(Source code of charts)
-- START --

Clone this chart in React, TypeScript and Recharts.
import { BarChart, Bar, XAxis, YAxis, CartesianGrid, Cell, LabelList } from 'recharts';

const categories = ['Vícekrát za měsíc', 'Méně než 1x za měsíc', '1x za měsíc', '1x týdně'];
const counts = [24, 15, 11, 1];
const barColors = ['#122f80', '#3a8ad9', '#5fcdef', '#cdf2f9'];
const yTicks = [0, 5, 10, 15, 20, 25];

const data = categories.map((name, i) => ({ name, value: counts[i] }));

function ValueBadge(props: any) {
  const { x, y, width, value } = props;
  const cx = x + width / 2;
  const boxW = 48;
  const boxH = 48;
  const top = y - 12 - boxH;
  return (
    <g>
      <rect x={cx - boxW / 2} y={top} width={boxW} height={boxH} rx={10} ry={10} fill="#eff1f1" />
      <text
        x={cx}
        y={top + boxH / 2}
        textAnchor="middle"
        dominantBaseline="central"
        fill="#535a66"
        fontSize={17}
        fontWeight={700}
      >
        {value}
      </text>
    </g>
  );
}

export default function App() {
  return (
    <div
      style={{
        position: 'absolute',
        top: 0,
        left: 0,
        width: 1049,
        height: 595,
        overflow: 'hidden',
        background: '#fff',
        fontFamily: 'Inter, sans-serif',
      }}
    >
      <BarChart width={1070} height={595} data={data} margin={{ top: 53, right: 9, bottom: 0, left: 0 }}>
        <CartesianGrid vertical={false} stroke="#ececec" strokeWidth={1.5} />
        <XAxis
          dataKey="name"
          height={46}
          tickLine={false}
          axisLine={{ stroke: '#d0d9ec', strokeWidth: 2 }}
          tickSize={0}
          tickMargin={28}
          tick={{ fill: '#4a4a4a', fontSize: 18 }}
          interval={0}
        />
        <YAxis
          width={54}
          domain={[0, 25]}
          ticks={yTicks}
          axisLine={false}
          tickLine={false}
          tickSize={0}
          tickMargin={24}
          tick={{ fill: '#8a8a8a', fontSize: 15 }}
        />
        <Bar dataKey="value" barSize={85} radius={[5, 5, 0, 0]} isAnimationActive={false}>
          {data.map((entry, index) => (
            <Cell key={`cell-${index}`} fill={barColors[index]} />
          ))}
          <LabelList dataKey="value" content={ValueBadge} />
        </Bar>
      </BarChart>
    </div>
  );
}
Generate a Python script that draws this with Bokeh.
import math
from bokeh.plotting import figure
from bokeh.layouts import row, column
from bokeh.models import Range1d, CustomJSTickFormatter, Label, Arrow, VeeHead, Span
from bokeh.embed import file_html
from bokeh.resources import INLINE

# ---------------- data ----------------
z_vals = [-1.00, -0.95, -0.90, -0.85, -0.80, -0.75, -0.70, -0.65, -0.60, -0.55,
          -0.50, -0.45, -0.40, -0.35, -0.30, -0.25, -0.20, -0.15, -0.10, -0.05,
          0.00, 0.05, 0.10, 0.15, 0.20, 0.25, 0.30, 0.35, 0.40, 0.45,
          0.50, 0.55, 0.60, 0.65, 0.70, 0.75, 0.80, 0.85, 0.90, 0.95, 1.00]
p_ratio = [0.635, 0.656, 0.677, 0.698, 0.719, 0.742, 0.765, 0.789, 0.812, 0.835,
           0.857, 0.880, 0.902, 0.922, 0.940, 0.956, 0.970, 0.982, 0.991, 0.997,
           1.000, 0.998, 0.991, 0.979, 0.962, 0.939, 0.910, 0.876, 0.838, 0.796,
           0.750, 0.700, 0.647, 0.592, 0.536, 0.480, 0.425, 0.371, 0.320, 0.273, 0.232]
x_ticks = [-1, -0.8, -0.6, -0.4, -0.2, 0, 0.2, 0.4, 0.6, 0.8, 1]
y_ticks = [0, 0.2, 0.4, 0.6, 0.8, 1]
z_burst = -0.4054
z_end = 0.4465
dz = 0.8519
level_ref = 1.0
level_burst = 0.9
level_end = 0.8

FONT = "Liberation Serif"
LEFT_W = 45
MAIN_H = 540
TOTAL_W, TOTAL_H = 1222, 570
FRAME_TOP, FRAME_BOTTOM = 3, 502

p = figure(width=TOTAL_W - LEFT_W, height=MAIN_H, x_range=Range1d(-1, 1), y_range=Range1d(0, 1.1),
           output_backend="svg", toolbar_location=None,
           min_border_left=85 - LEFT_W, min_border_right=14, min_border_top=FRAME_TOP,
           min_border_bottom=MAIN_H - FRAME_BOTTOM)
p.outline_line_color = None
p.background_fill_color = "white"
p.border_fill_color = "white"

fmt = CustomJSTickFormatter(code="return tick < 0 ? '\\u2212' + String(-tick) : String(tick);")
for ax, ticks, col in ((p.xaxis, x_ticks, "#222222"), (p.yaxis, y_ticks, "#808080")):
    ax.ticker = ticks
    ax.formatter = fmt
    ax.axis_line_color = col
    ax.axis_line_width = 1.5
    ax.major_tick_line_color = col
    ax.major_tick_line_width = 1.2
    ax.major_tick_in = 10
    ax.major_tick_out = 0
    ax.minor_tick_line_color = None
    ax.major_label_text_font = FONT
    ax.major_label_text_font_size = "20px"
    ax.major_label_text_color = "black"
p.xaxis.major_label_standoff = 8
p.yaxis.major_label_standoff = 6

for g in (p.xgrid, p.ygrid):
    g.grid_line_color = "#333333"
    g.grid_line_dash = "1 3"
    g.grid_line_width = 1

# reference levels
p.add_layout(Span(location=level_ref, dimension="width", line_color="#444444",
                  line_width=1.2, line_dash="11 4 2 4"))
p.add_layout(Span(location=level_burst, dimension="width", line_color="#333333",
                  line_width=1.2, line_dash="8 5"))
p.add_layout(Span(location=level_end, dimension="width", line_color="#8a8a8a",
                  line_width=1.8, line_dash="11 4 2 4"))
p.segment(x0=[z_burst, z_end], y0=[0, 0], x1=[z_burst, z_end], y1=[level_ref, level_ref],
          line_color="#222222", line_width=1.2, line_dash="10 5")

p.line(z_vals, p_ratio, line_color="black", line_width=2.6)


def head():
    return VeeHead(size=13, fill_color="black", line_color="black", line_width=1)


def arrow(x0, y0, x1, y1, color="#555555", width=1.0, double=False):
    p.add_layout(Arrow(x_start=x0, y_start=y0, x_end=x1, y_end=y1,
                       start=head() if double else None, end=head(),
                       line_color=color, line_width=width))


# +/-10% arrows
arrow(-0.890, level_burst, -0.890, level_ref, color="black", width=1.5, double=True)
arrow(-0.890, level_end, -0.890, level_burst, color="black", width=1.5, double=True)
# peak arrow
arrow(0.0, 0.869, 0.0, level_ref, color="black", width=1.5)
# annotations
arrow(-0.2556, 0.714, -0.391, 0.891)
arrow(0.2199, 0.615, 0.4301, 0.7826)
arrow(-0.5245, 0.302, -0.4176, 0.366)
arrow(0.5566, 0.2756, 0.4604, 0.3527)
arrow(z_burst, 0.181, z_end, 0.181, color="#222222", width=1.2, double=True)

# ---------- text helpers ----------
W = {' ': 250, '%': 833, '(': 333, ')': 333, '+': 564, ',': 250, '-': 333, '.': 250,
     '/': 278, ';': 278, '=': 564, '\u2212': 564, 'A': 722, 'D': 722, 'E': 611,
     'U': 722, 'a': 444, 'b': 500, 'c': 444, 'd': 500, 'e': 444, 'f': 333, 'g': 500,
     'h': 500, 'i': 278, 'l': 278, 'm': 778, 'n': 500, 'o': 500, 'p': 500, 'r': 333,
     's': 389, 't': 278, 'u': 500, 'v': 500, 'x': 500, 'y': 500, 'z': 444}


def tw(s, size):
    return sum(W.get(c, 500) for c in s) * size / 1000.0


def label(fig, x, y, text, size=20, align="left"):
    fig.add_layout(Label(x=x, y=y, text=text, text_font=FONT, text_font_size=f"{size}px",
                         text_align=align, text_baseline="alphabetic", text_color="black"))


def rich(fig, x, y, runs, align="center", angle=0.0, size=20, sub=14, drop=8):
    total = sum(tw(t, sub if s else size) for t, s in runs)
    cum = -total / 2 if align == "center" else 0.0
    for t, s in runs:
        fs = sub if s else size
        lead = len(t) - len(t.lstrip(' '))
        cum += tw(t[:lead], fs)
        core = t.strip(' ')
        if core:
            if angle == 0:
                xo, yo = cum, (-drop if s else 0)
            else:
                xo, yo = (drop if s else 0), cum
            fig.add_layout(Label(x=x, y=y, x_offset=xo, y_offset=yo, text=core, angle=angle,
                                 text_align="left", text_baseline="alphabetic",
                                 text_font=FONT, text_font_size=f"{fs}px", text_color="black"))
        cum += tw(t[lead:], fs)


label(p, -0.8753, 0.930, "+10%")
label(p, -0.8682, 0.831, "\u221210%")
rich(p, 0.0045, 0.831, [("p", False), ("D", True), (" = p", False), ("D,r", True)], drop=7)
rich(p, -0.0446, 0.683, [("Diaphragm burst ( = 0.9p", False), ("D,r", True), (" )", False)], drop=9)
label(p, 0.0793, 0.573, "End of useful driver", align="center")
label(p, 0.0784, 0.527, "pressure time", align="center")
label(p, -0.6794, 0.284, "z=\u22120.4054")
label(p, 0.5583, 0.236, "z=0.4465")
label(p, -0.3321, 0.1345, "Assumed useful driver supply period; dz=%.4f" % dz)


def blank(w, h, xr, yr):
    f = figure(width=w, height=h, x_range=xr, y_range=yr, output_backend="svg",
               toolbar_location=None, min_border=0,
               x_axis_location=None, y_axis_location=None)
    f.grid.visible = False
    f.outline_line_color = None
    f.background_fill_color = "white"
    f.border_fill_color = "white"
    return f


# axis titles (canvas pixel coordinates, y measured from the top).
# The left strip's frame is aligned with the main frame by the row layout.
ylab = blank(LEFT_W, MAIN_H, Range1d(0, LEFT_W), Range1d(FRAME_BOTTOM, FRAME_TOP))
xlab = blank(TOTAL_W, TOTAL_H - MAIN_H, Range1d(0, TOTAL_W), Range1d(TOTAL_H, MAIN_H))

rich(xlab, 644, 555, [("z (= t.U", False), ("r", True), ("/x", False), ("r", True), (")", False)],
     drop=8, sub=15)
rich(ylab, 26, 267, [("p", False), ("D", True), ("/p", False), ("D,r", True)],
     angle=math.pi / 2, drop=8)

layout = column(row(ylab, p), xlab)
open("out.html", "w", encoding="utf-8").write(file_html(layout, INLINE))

-- END --

Exactly as written, quote the lines from the one that has "Generate a Python" down to the one that has "from bokeh.resources import INLINE", and include both.

Generate a Python script that draws this with Bokeh.
import math
from bokeh.plotting import figure
from bokeh.layouts import row, column
from bokeh.models import Range1d, CustomJSTickFormatter, Label, Arrow, VeeHead, Span
from bokeh.embed import file_html
from bokeh.resources import INLINE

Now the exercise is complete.